It’s no secret that the New York Yankees are hoping to keep Aaron Judge in pinstripes. However, the cost to keep him in the Bronx may back the franchise into a corner when it comes to the roster and payroll for next season and beyond.
Will the cost to keep Aaron Judge be the only potential free agent splash for the New York Yankees in 2023?
Speaking on WFAN on Wednesday morning, New York Yankees beat writer Bryan Hoch said the cost to bring Judge back to the Bronx may mean that the Yankees will choose between resigning the MVP candidate or using that money to make multiple upgrades to the roster.
“If you are going to sign Judge, I don’t see how they can do more than that [in free agency] and still stay under these payroll constraints that they’re giving themselves,” Hoch said, referring to the Yankees hoping to not cross the competitive tax threshold year after year.
You can listen to the entire interview here.
Hoch estimates that Judge will “be getting $300 million-plus” in terms of an annual contract and “upwards of $40 million a year.” Spotrac is estimating that Judge will earn a eight-year, $303 million deal, while agent Leigh Steinberg recently said Judge’s contract could be a $500 million deal.
Without that in the system, New York already has three contracts of over $20 million on the books for next season (Gerrit Cole at $36 million, Giancarlo Stanton at $32 million, and Josh Donaldson at $21 million).
In all, New York has just over $150 million on the active payroll for next season with six guaranteed contracts (totaling just under $120 million) and a pair of options in Anthony Rizzo ($16 million, player) and Luis Severino ($15 million, club).
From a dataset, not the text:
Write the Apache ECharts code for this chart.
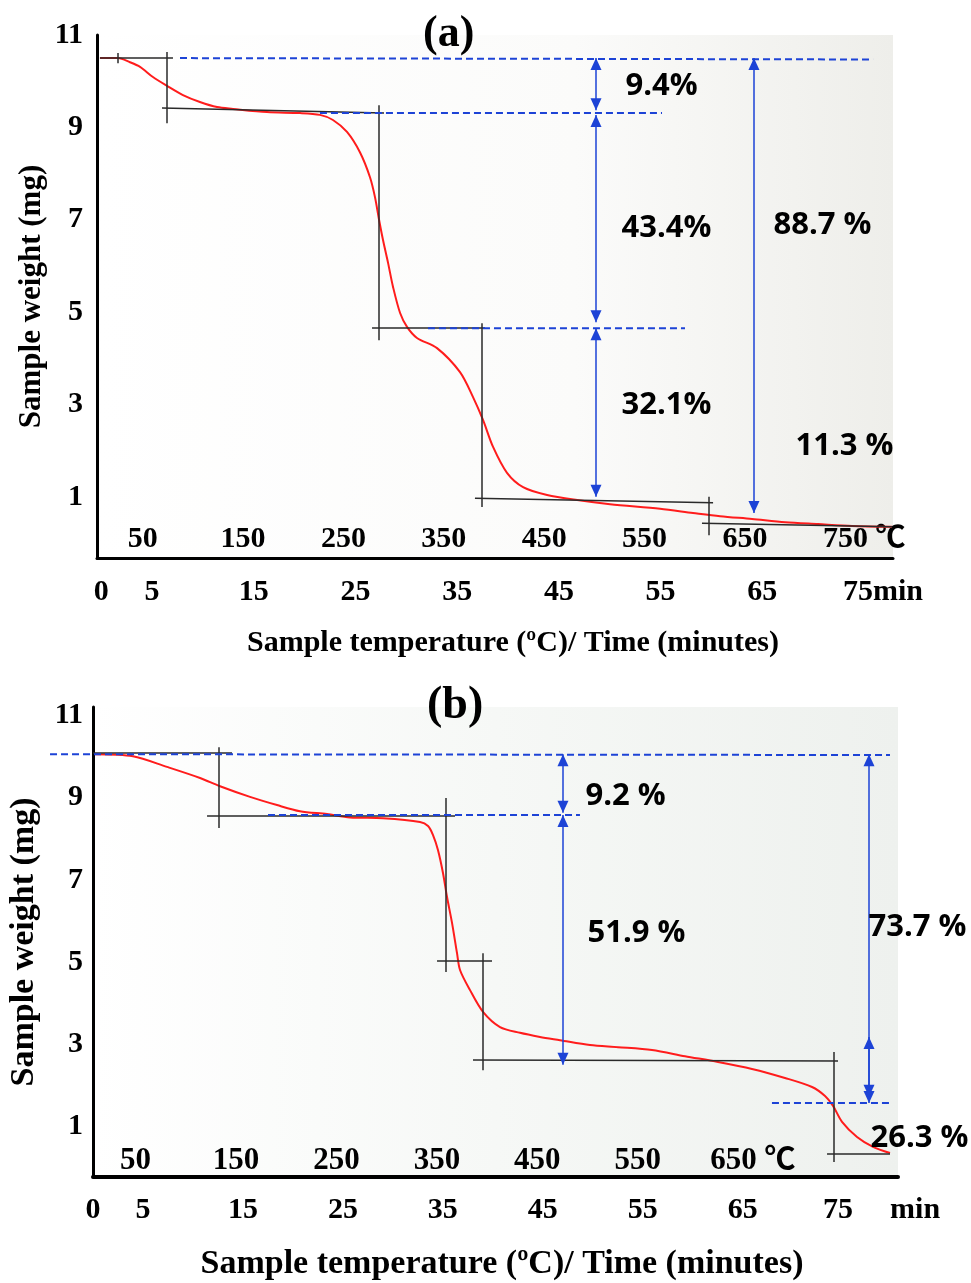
<!DOCTYPE html>
<html>
<head>
<meta charset="utf-8">
<script src="https://cdn.jsdelivr.net/npm/echarts@6/dist/echarts.min.js"></script>
<style>
html, body { margin: 0; padding: 0; background: #fff; }
#main { width: 971px; height: 1283px; }
</style>
</head>
<body>
<div id="main"></div>
<script>
// (a) trace: time in minutes, weight in mg
var timeA = [-0.12, 1.65, 2.83, 3.82, 5.09, 6.47, 8.04, 9.71, 11.39, 12.96, 16.30, 19.55, 21.51, 22.79, 24.17, 25.44, 26.43, 26.92, 27.32, 27.71, 28.21, 28.70, 29.39, 30.07, 31.05, 33.02, 35.28, 36.56, 37.55, 38.53, 39.90, 41.48, 43.84, 46.79, 50.03, 54.95, 58.19, 60.85, 63.99, 67.24, 70.48, 73.83, 77.76];
var weightA = [10.50, 10.50, 10.41, 10.31, 10.09, 9.90, 9.70, 9.55, 9.44, 9.40, 9.33, 9.31, 9.27, 9.16, 8.90, 8.46, 7.92, 7.49, 7.00, 6.56, 6.06, 5.54, 4.98, 4.68, 4.44, 4.22, 3.70, 3.16, 2.66, 2.08, 1.52, 1.21, 1.04, 0.93, 0.84, 0.74, 0.65, 0.58, 0.52, 0.45, 0.41, 0.37, 0.35];

// (b) trace
var timeB = [0.20, 4.00, 7.40, 10.71, 12.71, 15.71, 18.41, 20.71, 23.41, 25.71, 29.01, 32.72, 33.52, 34.02, 34.52, 35.02, 35.42, 35.92, 36.42, 36.72, 37.72, 39.02, 40.72, 42.72, 44.72, 46.72, 49.72, 52.53, 55.93, 59.23, 62.53, 65.93, 69.23, 71.94, 73.24, 74.04, 74.94, 76.44, 78.04, 79.74];
var weightB = [10.06, 10.01, 9.75, 9.48, 9.28, 9.02, 8.82, 8.67, 8.60, 8.52, 8.50, 8.41, 8.31, 8.09, 7.72, 7.16, 6.58, 5.95, 5.21, 4.80, 4.31, 3.78, 3.41, 3.27, 3.17, 3.09, 2.97, 2.92, 2.85, 2.70, 2.56, 2.39, 2.17, 1.95, 1.73, 1.49, 1.10, 0.73, 0.49, 0.34];

// tick labels
var weightTicks = [1, 3, 5, 7, 9, 11];
var timeTicks = [0, 5, 15, 25, 35, 45, 55, 65, 75];
var tempTicksA = [50, 150, 250, 350, 450, 550, 650, 750];
var tempTicksB = [50, 150, 250, 350, 450, 550, 650];

// tangent construction: [t1, w1, t2, w2]
var tangentA = [[-0.12, 10.50, 7.06, 10.50], [1.65, 10.61, 1.65, 10.39], [6.47, 10.63, 6.47, 9.09],
    [5.98, 9.42, 27.81, 9.31], [27.32, 9.48, 27.32, 4.39], [26.63, 4.65, 37.74, 4.65],
    [37.44, 4.76, 37.44, 0.78], [36.75, 0.97, 60.16, 0.87], [59.77, 1.00, 59.77, 0.17],
    [59.07, 0.43, 77.76, 0.35]];
var levelA = [[7.75, 10.50, 75.89, 10.47], [21.51, 9.31, 55.14, 9.31], [32.13, 4.65, 57.40, 4.65]];
var arrowA = [[48.65, 10.50, 48.65, 9.37], [48.65, 9.27, 48.65, 4.78], [48.65, 4.65, 48.65, 1.00], [64.18, 10.50, 64.18, 0.65]];
var lossA = ['9.4%', '43.4%', '88.7 %', '32.1%', '11.3 %'];
var lossAtA = [[51.50, 9.89], [51.11, 6.82], [66.05, 6.88], [51.11, 2.99], [68.22, 2.10]];

var tangentB = [[0.00, 10.09, 13.91, 10.09], [12.61, 10.23, 12.61, 8.26], [11.41, 8.55, 36.22, 8.55],
    [35.32, 8.99, 35.32, 4.75], [34.42, 5.02, 39.92, 5.02], [39.02, 5.21, 39.02, 2.36],
    [38.02, 2.61, 74.54, 2.58], [74.14, 2.80, 74.14, 0.12], [73.44, 0.32, 79.74, 0.32]];
var levelB = [[-4.30, 10.06, 79.74, 10.04], [17.51, 8.58, 48.72, 8.58], [67.93, 1.56, 79.74, 1.56]];
var arrowB = [[47.02, 10.06, 47.02, 8.63], [47.02, 8.58, 47.02, 2.49], [77.64, 10.06, 77.64, 1.71], [77.64, 3.17, 77.64, 1.56]];
var lossB = ['9.2 %', '51.9 %', '73.7 %', '26.3 %'];
var lossAtB = [[49.22, 9.04], [49.42, 5.70], [77.54, 5.85], [77.74, 0.71]];

var serif = "'Liberation Serif', 'Times New Roman', 'Noto Sans CJK SC', serif";
var blue = '#1d43d6';

function zip(xs, ys) {
    return xs.map(function (x, i) { return [x, ys[i]]; });
}
function segs(list) {
    return list.map(function (s) { return [{ coord: [s[0], s[1]] }, { coord: [s[2], s[3]] }]; });
}
function tags(texts, at) {
    return texts.map(function (t, i) { return { name: t, coord: at[i] }; });
}

function panelSeries(idx, time, weight, tangent, arrow, loss, lossAt) {
    return [{
        type: 'line', xAxisIndex: idx * 2, yAxisIndex: idx,
        data: zip(time, weight), smooth: 0.3,
        symbol: 'none', clip: false, z: 4,
        lineStyle: { color: '#ff1c1c', width: 2 }
    }, {
        type: 'line', xAxisIndex: idx * 2, yAxisIndex: idx, data: [], clip: false, z: 3,
        markLine: {
            silent: true, animation: false, symbol: 'none', label: { show: false },
            lineStyle: { color: '#2a2a2a', width: 1.5, type: 'solid' },
            data: segs(tangent)
        }
    }, {
        type: 'line', xAxisIndex: idx * 2, yAxisIndex: idx, data: [], clip: false, z: 5,
        markLine: {
            silent: true, animation: false,
            symbol: ['triangle', 'triangle'], symbolSize: [11, 12],
            symbolOffset: [[0, '50%'], [0, '50%']],
            label: { show: false },
            lineStyle: { color: blue, width: 1.5, type: 'solid' },
            data: segs(arrow)
        },
        markPoint: {
            silent: true, animation: false, symbol: 'circle', symbolSize: 1,
            itemStyle: { color: 'rgba(0,0,0,0)' },
            label: {
                show: true, position: 'right', distance: 0,
                formatter: function (p) { return p.name; },
                color: '#000', fontSize: 31, fontWeight: 'bold', fontFamily: "'Open Sans', 'Liberation Sans', sans-serif"
            },
            data: tags(loss, lossAt)
        }
    }];
}

var chart = echarts.init(document.getElementById('main'));

var tickFont = { color: '#000', fontFamily: serif, fontWeight: 'bold' };

option = {
    backgroundColor: '#fff',
    animation: false,
    title: [{
        text: '(a)', left: 418, top: 8,
        textStyle: { color: '#000', fontFamily: serif, fontWeight: 'bold', fontSize: 44 }
    }, {
        text: '(b)', left: 422, top: 678,
        textStyle: { color: '#000', fontFamily: serif, fontWeight: 'bold', fontSize: 46 }
    }],
    grid: [{
        left: 97, top: 35, width: 796, height: 523, show: true, borderWidth: 0,
        outerBoundsMode: 'none',
        backgroundColor: new echarts.graphic.LinearGradient(0, 0, 1, 0, [
            { offset: 0, color: '#ffffff' }, { offset: 0.6, color: '#fbfbfa' }, { offset: 1, color: '#eeeeea' }])
    }, {
        left: 93, top: 707, width: 805, height: 470, show: true, borderWidth: 0,
        outerBoundsMode: 'none',
        backgroundColor: new echarts.graphic.LinearGradient(0, 0, 1, 0, [
            { offset: 0, color: '#ffffff' }, { offset: 0.5, color: '#f6f8f6' }, { offset: 1, color: '#eef1ee' }])
    }],
    xAxis: [{
        // (a) time
        gridIndex: 0, type: 'value', min: -0.41, max: 77.85, position: 'bottom',
        axisLine: { onZero: false, lineStyle: { color: '#000', width: 3 } },
        axisTick: { show: false }, splitLine: { show: false },
        axisLabel: Object.assign({
            customValues: timeTicks, fontSize: 30, margin: 19,
            formatter: function (v) { return v === 75 ? '{sp|}75min' : String(v); },
            rich: { sp: { width: 38 } }
        }, tickFont),
        name: 'Sample temperature (ºC)/ Time (minutes)', nameLocation: 'middle', nameGap: 70,
        nameMoveOverlap: false,
        nameTextStyle: { color: '#000', fontFamily: serif, fontWeight: 'bold', fontSize: 30, padding: [0, 0, 0, 36] }
    }, {
        // (a) temperature
        gridIndex: 0, type: 'value', min: 4.5, max: 797.5, position: 'bottom',
        axisLine: { show: false, onZero: false }, splitLine: { show: false },
        axisTick: { show: false },
        axisLabel: Object.assign({
            customValues: tempTicksA, inside: true, fontSize: 30, margin: 4,
            formatter: function (v) { return v === 750 ? '{sp|}750 ℃' : String(v); },
            rich: { sp: { width: 38 } }
        }, tickFont)
    }, {
        // (b) time
        gridIndex: 1, type: 'value', min: 0, max: 80.54, position: 'bottom',
        axisLine: { onZero: false, lineStyle: { color: '#000', width: 4 } },
        axisTick: { show: false }, splitLine: { show: false },
        axisLabel: Object.assign({
            customValues: timeTicks, fontSize: 30, margin: 18,
            formatter: function (v) { return v === 75 ? '{sp|}75{gp|}min' : String(v); },
            rich: { sp: { width: 78 }, gp: { width: 37 } }
        }, tickFont),
        name: 'Sample temperature (ºC)/ Time (minutes)', nameLocation: 'middle', nameGap: 70,
        nameMoveOverlap: false,
        nameTextStyle: { color: '#000', fontFamily: serif, fontWeight: 'bold', fontSize: 34, padding: [0, 0, 0, 13] }
    }, {
        // (b) temperature
        gridIndex: 1, type: 'value', min: 7.7, max: 809, position: 'bottom',
        axisLine: { show: false, onZero: false }, splitLine: { show: false },
        axisTick: { show: false },
        axisLabel: Object.assign({
            customValues: tempTicksB, inside: true, fontSize: 31, margin: 1,
            formatter: function (v) { return v === 650 ? '{sp|}650 ℃' : String(v); },
            rich: { sp: { width: 29 } }
        }, tickFont)
    }],
    yAxis: [{
        gridIndex: 0, type: 'value', min: -0.325, max: 11,
        axisLine: { show: true, onZero: false, lineStyle: { color: '#000', width: 3 } },
        axisTick: { show: false }, splitLine: { show: false },
        axisLabel: Object.assign({ customValues: weightTicks, fontSize: 30, margin: 14 }, tickFont),
        name: 'Sample weight (mg)', nameLocation: 'middle', nameGap: 50, nameMoveOverlap: false,
        nameTextStyle: { color: '#000', fontFamily: serif, fontWeight: 'bold', fontSize: 31 }
    }, {
        gridIndex: 1, type: 'value', min: -0.244, max: 11.21,
        axisLine: { show: true, onZero: false, lineStyle: { color: '#000', width: 3 } },
        axisTick: { show: false }, splitLine: { show: false },
        axisLabel: Object.assign({ customValues: weightTicks, fontSize: 30, margin: 10 }, tickFont),
        name: 'Sample weight (mg)', nameLocation: 'middle', nameGap: 52, nameMoveOverlap: false,
        nameTextStyle: { color: '#000', fontFamily: serif, fontWeight: 'bold', fontSize: 34 }
    }],
    series: panelSeries(0, timeA, weightA, tangentA, arrowA, lossA, lossAtA)
        .concat(panelSeries(1, timeB, weightB, tangentB, arrowB, lossB, lossAtB))
};

chart.setOption(option);

// dashed level lines: mapped through the axes, drawn as graphics so they may run past the y axis
function levelLines(level, finder) {
    return level.map(function (s) {
        var p1 = chart.convertToPixel(finder, [s[0], s[1]]);
        var p2 = chart.convertToPixel(finder, [s[2], s[3]]);
        return {
            type: 'line', silent: true, z: 6,
            shape: { x1: p1[0], y1: p1[1], x2: p2[0], y2: p2[1] },
            style: { stroke: blue, lineWidth: 2, lineDash: [7, 4] }
        };
    });
}
chart.setOption({
    graphic: levelLines(levelA, { xAxisIndex: 0, yAxisIndex: 0 })
        .concat(levelLines(levelB, { xAxisIndex: 2, yAxisIndex: 1 }))
});
</script>
</body>
</html>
Add that in with the 14 players that New York has heading to arbitration and you not only get a good idea of the roster that could be in place for next season, but also how much it will cost (just over $170 million with all of those figures) to field that team.
With the competitive balance tax threshold for next season set at $233 million, Judge’s $40 million contract could fit the Yankees under that … but there’s not much room for improvements outside of that. If the number goes above $40 million, well, you can see where New York’s worries might lie in making Judge happy and building up other pieces of the roster.
Keeping Judge is a priority for the Yankees, but so is improving a team that was swept out of the ALCS by the Houston Astros. In the end, it may come down to a choice that could impact the franchise for years to come.